What school? What program/course? I’m looking at a Certificate IV and Advanced Diploma in Sound Production, which is a 2 year course offered by various TAFEs (Technical and Further Education institutions — UK readers please think “Polytechnic”, US readers please think of a cross between a community college and DeVry). RMIT’s course description gives a pretty good overview of the program. I’m also considering NMIT. If anyone happens to know anything about those two institutions/courses and can offer advice or opinions, they’d be very much appreciated. (Yes, I’ve emailed the faculty/admissions for both; no, I can’t make it to Open Day at either.)

Will I be doing X before I leave? (For values of X usually including certain conferences or places to visit.) I’m attending WisCon in Madison, WI in just over a week, and will probably be in Portland in late July during OSCON though not attending (I do hope to catch up with a bunch of my friends there, though). I am not planning to attend any other conferences/events between now and when I leave, nor do I have plans, or much time, for other travel at this point.

Will I be coming back to the US after completing my study? Maybe. The sort of work I want to do (see above) may lead me back to the Bay Area, if the visa-granting gods smile on me. Who knows? It’s also likely that even if I don’t move back here, I will visit occasionally if my budget allows.

And this is definitely definite? Well, it’s about 90% definite at this point. It’s possible that something might happen to completely change my mind in the next couple of months, but I wouldn’t hold my breath for it.

So here’s where I ask you for stuff.

  • If you read this and thought, “ooh, that reminds me of $person who works in that field” or “I know a startup that’s doing stuff like that” or “I bet Skud would love to hear about $project”, I would love an introduction. That goes double for anyone/anything in Australia.
  • The courses I’m applying for are quite competitive and have an application/interview process where they want to know about your previous experience in the field. So I’m interested in picking up any related work I can between now and the end of the year. Do you know anyone who needs a hand or wouldn’t mind me tagging along while they work live shows, record demos, go into the studio, or whatever? Any kind of live or recorded sound work would be of interest. Volunteer/unpaid would be preferred for now — I can’t do paid work in the US outside of my primary employment, though of course I wouldn’t turn down paying gigs once I’m back in Australia.
  • Know anyone who’s looking for a housemate in Melbourne later this year? I’m thinking of splitting a 3br house in Melbourne’s inner north (Preston?) with one other person, but I’m open to other suggestions too. Looking for a grownup who pays their bills on time, but who’s also fun to hang out with. I keep odd hours and am a bit strange, but I’m pretty considerate and reliable as a housemate, as well as being a good cook.
  • Got a spare room or need a housesitter between September and, say, Decemberish? Mostly thinking Melbourne here, and more “need someone to feed the cats for 2 weeks” than “you can crash on my sofa for a night or two”, but any and all offers would be welcome.
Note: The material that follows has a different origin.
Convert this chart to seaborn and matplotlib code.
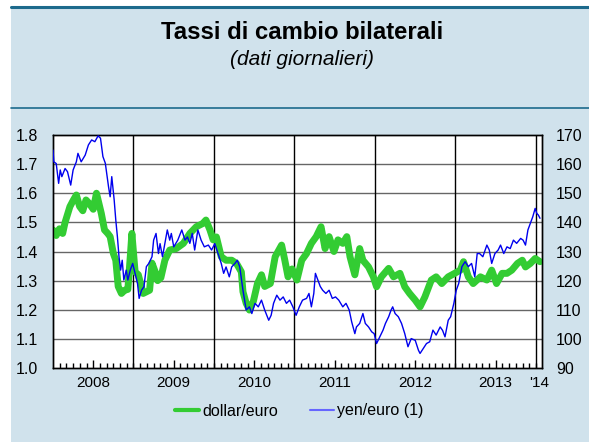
import numpy as np
import pandas as pd
import matplotlib
matplotlib.use("Agg")
import matplotlib.pyplot as plt
from matplotlib.patches import Rectangle
from matplotlib.lines import Line2D
import seaborn as sns

# === Data (time in fractional years) ===
usd_t = [2008.00, 2008.04, 2008.08, 2008.12, 2008.15, 2008.21, 2008.25, 2008.29, 2008.33, 2008.37,
         2008.41, 2008.45, 2008.50, 2008.54, 2008.60, 2008.64, 2008.68, 2008.71, 2008.75, 2008.78,
         2008.81, 2008.85, 2008.89, 2008.93, 2008.96, 2008.98, 2009.02, 2009.06, 2009.12, 2009.20,
         2009.23, 2009.27, 2009.30, 2009.34, 2009.39, 2009.45, 2009.53, 2009.62, 2009.70, 2009.78,
         2009.86, 2009.90, 2009.95, 2009.99, 2010.03, 2010.09, 2010.15, 2010.22, 2010.28, 2010.34,
         2010.36, 2010.40, 2010.44, 2010.49, 2010.54, 2010.59, 2010.63, 2010.70, 2010.76, 2010.84,
         2010.88, 2010.92, 2010.97, 2011.03, 2011.09, 2011.15, 2011.21, 2011.27, 2011.33, 2011.38,
         2011.43, 2011.49, 2011.54, 2011.60, 2011.65, 2011.69, 2011.75, 2011.81, 2011.85, 2011.92,
         2011.98, 2012.02, 2012.08, 2012.17, 2012.23, 2012.31, 2012.37, 2012.43, 2012.50, 2012.56,
         2012.62, 2012.70, 2012.76, 2012.83, 2012.91, 2012.99, 2013.06, 2013.10, 2013.16, 2013.22,
         2013.31, 2013.39, 2013.45, 2013.51, 2013.58, 2013.64, 2013.70, 2013.77, 2013.83, 2013.87,
         2013.93, 2013.99, 2014.05]
usd_v = [1.474, 1.455, 1.478, 1.462, 1.500, 1.554, 1.575, 1.594, 1.555, 1.540,
         1.577, 1.565, 1.545, 1.600, 1.531, 1.474, 1.462, 1.451, 1.393, 1.370,
         1.280, 1.256, 1.267, 1.270, 1.382, 1.462, 1.330, 1.320, 1.256, 1.267,
         1.360, 1.330, 1.300, 1.310, 1.370, 1.405, 1.410, 1.428, 1.462, 1.485,
         1.496, 1.508, 1.474, 1.440, 1.450, 1.382, 1.370, 1.370, 1.359, 1.330,
         1.262, 1.222, 1.199, 1.230, 1.290, 1.320, 1.280, 1.290, 1.382, 1.422,
         1.370, 1.313, 1.340, 1.302, 1.370, 1.393, 1.428, 1.451, 1.485, 1.410,
         1.451, 1.400, 1.440, 1.428, 1.451, 1.382, 1.320, 1.410, 1.370, 1.347,
         1.313, 1.279, 1.313, 1.342, 1.313, 1.325, 1.279, 1.256, 1.233, 1.210,
         1.244, 1.302, 1.313, 1.290, 1.313, 1.325, 1.336, 1.365, 1.313, 1.290,
         1.313, 1.302, 1.336, 1.290, 1.325, 1.325, 1.336, 1.359, 1.370, 1.347,
         1.359, 1.376, 1.365]

jpy_t = [2008.00, 2008.01, 2008.04, 2008.07, 2008.09, 2008.11, 2008.15, 2008.18, 2008.22, 2008.25,
         2008.29, 2008.31, 2008.35, 2008.40, 2008.44, 2008.48, 2008.52, 2008.56, 2008.59, 2008.62,
         2008.65, 2008.69, 2008.71, 2008.73, 2008.76, 2008.78, 2008.80, 2008.82, 2008.84, 2008.86,
         2008.88, 2008.91, 2008.93, 2008.96, 2008.99, 2009.02, 2009.05, 2009.07, 2009.10, 2009.13,
         2009.16, 2009.19, 2009.23, 2009.25, 2009.28, 2009.31, 2009.33, 2009.36, 2009.39, 2009.42,
         2009.45, 2009.47, 2009.50, 2009.55, 2009.60, 2009.64, 2009.67, 2009.70, 2009.73, 2009.76,
         2009.80, 2009.84, 2009.88, 2009.93, 2009.97, 2010.01, 2010.05, 2010.09, 2010.12, 2010.15,
         2010.19, 2010.22, 2010.26, 2010.29, 2010.32, 2010.36, 2010.40, 2010.44, 2010.47, 2010.51,
         2010.55, 2010.59, 2010.63, 2010.68, 2010.71, 2010.74, 2010.78, 2010.82, 2010.86, 2010.90,
         2010.94, 2010.98, 2011.02, 2011.06, 2011.10, 2011.15, 2011.18, 2011.21, 2011.24, 2011.26,
         2011.29, 2011.32, 2011.35, 2011.39, 2011.43, 2011.47, 2011.51, 2011.55, 2011.60, 2011.64,
         2011.68, 2011.71, 2011.75, 2011.77, 2011.81, 2011.85, 2011.88, 2011.92, 2011.96, 2011.99,
         2012.02, 2012.06, 2012.10, 2012.13, 2012.17, 2012.20, 2012.22, 2012.25, 2012.29, 2012.33,
         2012.37, 2012.41, 2012.45, 2012.50, 2012.54, 2012.56, 2012.60, 2012.64, 2012.68, 2012.72,
         2012.76, 2012.81, 2012.84, 2012.87, 2012.91, 2012.94, 2012.98, 2013.01, 2013.04, 2013.08,
         2013.12, 2013.16, 2013.20, 2013.24, 2013.27, 2013.30, 2013.34, 2013.39, 2013.42, 2013.45,
         2013.49, 2013.53, 2013.56, 2013.60, 2013.64, 2013.68, 2013.72, 2013.76, 2013.81, 2013.84,
         2013.87, 2013.90, 2013.93, 2013.96, 2013.99, 2014.01, 2014.03, 2014.05]
jpy_v = [164.8, 160.8, 160.2, 153.4, 158.0, 155.7, 158.5, 157.4, 152.8, 158.0,
         160.8, 163.7, 160.8, 163.1, 166.6, 168.3, 167.7, 169.7, 168.9, 162.6,
         160.3, 152.2, 148.8, 155.7, 147.7, 140.8, 135.1, 128.2, 123.6, 127.0,
         120.2, 123.6, 120.2, 123.6, 125.9, 122.5, 119.0, 113.9, 116.7, 117.9,
         124.8, 125.9, 128.2, 133.9, 136.2, 129.3, 132.7, 128.2, 132.7, 137.4,
         133.9, 136.2, 131.6, 133.9, 137.4, 133.9, 135.0, 132.8, 136.2, 130.5,
         137.4, 133.9, 131.6, 132.2, 130.5, 132.7, 129.3, 125.9, 122.5, 124.7,
         121.3, 124.7, 125.9, 127.0, 124.7, 116.7, 109.9, 111.0, 108.7, 112.2,
         111.0, 113.3, 109.9, 106.4, 108.1, 112.2, 115.0, 113.3, 114.4, 112.2,
         113.3, 111.0, 108.1, 111.0, 113.3, 113.9, 115.6, 111.0, 115.6, 122.5,
         120.2, 118.0, 116.7, 115.6, 116.7, 113.9, 114.4, 113.3, 111.0, 112.2,
         109.9, 105.9, 101.8, 104.1, 105.3, 108.7, 105.3, 104.1, 102.4, 101.8,
         98.4, 100.7, 103.0, 105.3, 107.6, 109.9, 111.0, 108.7, 107.6, 105.3,
         101.8, 97.3, 100.1, 99.5, 96.1, 95.0, 96.7, 98.4, 99.0, 103.0,
         101.3, 104.1, 102.9, 100.7, 106.4, 107.6, 112.2, 116.7, 119.0, 124.8,
         126.5, 124.8, 125.9, 121.3, 129.3, 129.3, 128.2, 132.2, 130.5, 125.9,
         129.3, 130.5, 132.2, 129.3, 131.6, 131.0, 133.9, 132.8, 134.5, 133.9,
         132.2, 137.4, 139.6, 141.9, 144.8, 143.1, 142.5, 141.4]

years = [2008, 2009, 2010, 2011, 2012, 2013]
year_labels = ["2008", "2009", "2010", "2011", "2012", "2013", "'14"]
left_ticks = [1.0, 1.1, 1.2, 1.3, 1.4, 1.5, 1.6, 1.7, 1.8]
right_ticks = [90, 100, 110, 120, 130, 140, 150, 160, 170]

usd = pd.DataFrame({"t": usd_t, "v": usd_v})
jpy = pd.DataFrame({"t": jpy_t, "v": jpy_v})

GREEN = "#33cc33"
BLUE = "#0000ee"
PANEL = "#d0e2ec"
LINE = "#1d6a8c"

sns.set_style("white")
plt.rcParams["font.family"] = ["Liberation Sans", "DejaVu Sans"]
plt.rcParams["text.color"] = "black"
plt.rcParams["xtick.color"] = "black"
plt.rcParams["ytick.color"] = "black"

fig = plt.figure(figsize=(5.89, 4.42), dpi=100)
fig.patch.set_facecolor("white")

# panel background and rules
fig.patches.append(Rectangle((11 / 589, 0), 1, 1 - 6 / 442, transform=fig.transFigure,
                             facecolor=PANEL, edgecolor="none", zorder=-10))
fig.add_artist(Line2D([11 / 589, 1], [1 - 6.5 / 442] * 2, color=LINE, lw=2.2))
fig.add_artist(Line2D([11 / 589, 1], [1 - 108 / 442] * 2, color=LINE, lw=1.2))

fig.text(302.5 / 589, 1 - 39.3 / 442, "Tassi di cambio bilaterali", ha="center", va="baseline",
         fontsize=17.2, fontweight="bold")
fig.text(301.5 / 589, 1 - 65 / 442, "(dati giornalieri)", ha="center", va="baseline",
         fontsize=15, style="italic")

ax = fig.add_axes([53 / 589, 1 - 368 / 442, (542 - 53) / 589, (368 - 135) / 442])
ax.set_facecolor("white")
ax2 = ax.twinx()

sns.lineplot(data=usd, x="t", y="v", ax=ax, color=GREEN, lw=5.0, zorder=3)
sns.lineplot(data=jpy, x="t", y="v", ax=ax2, color=BLUE, lw=1.0, zorder=4)

ax.set_xlim(2008.0, 2014.075)
ax.set_ylim(1.0, 1.8)
ax2.set_ylim(90, 170)
ax.set_xlabel("")
ax.set_ylabel("")
ax2.set_ylabel("")

# horizontal grid and year separators
for y in left_ticks[1:-1]:
    ax.axhline(y, color="#666666", lw=1.0, zorder=1)
for yr in years[1:] + [2014]:
    ax.axvline(yr, color="black", lw=1.0, zorder=2)

ax.set_yticks(left_ticks)
ax.set_yticklabels([f"{v:.1f}" for v in left_ticks])
ax2.set_yticks(right_ticks)
ax2.set_yticklabels([str(v) for v in right_ticks])
ax.tick_params(axis="y", length=0, pad=11, labelsize=11.5)
ax2.tick_params(axis="y", length=0, pad=10, labelsize=11.5)

ax.set_xticks([y + 0.5 for y in years] + [2014.035])
ax.set_xticklabels(year_labels)
ax.set_xticks([2008 + m / 12 for m in range(1, 73) if m % 12 != 6], minor=True)
ax.tick_params(axis="x", which="major", direction="in", length=6, width=1, pad=6,
               labelsize=11, bottom=True)
ax.tick_params(axis="x", which="minor", direction="in", length=3.5, width=1, bottom=True)
ax.xaxis.get_major_ticks()[-1].tick1line.set_visible(False)

for a in (ax, ax2):
    for s in a.spines.values():
        s.set_color("black")
        s.set_linewidth(1.0)
        s.set_visible(True)

handles = [Line2D([], [], color=GREEN, lw=3), Line2D([], [], color="#6666ff", lw=1.5)]
fig.legend(handles, ["dollar/euro", "yen/euro (1)"], loc="center", ncol=2,
           bbox_to_anchor=(299 / 589, 1 - 411 / 442), frameon=False, fontsize=11.5,
           handlelength=1.5, handletextpad=0.2, columnspacing=2.0)

fig.savefig("out.png", dpi=100, facecolor="white")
Please feel free to email me ( if you can help me out with any of the above!

Mural showing a car driving on a highway, about to pick up a hitchhiker carrying a guitar.

Mural, on Treat St near 24th, in San Francisco's Mission District.

11 thoughts on “The Plan (NB: use ominous voice when reading post title)

  • Matt Zimmerman

    Congratulations! I’m sorry to hear you won’t be around in SF for very long after I get there, but I’m excited for you to be making a change. All the best.

  • Mel Chua

    Rockin’. I love the blending of your past lives into your upcoming new one – *this* is how to stride confidently into a new future.

  • Moose

    As a former live sound person, let me tell you — your past “life” with computers will come in use a lot with pro-audio. Everything is digital today, and computerized, and kinda scary to an old fart like me.

    (When I started doing live sound the first cross-over I used had *cards*, each one hard coded to a specific frequency. You put in two cards and any frequency below card 1 went to the subs, anything above went to the horns (upper end) and everything in between went to the midrange bins. Eventually we got crossovers that used *knobs*. These days you don’t even use a crossover, everything is digital signal processing. KIDS THESE DAYS!!!)

    Good luck, I have to say I’m jealous :-)

  • Gilles Ruppert

    Interesting that you’re moving from a tech job to sound engineering. I was a studio sound engineer and producer for about 10 years before moving into web development because I couldn’t take the 12 to 24 hour days anymore (combined with low pay). And yes, I was pretty successful and worked on pretty big projects with renowned artists.

    I hope that your experience in the music business willemstad be different. If you work on a great project it’s brilliant, but those are usually far and between.

    Best of luck with your new endeavours!

  • Paul Danger Kile

    If you are a social person, then that work might be difficult, because of how many hours you end up working alone. In the music magazines, they always show the engineer recording the band, but that’s a small part of it time-wise.

    I did some of that type of work when I was a college student, and was even offered a position at a critically successful recording studio, but I became a computer programmer instead. Software design is a very complex thing, so it involves a lot more communication than non-programmers suspect, and sound engineering involves less interaction than expected.

    I am not trying to talk you out of it though. For someone that loves music, it can be very satisfying, but long hours working alone is the downside.

    Obviously, Gilles was more successful than I, so he could give you a better idea of the alone time at that level of success.

  • Teck

    Hey mate, just been playing around on twitter, never really used it before, and stubmled my way here somehow. Not really computer savy, just enough to retrieve and send emails and do online shopping anything i can access with the click of the mouse. Anyhow, ever thought about becoming a chef, we keep odd hours and are known to be weird or strange, or even freaks.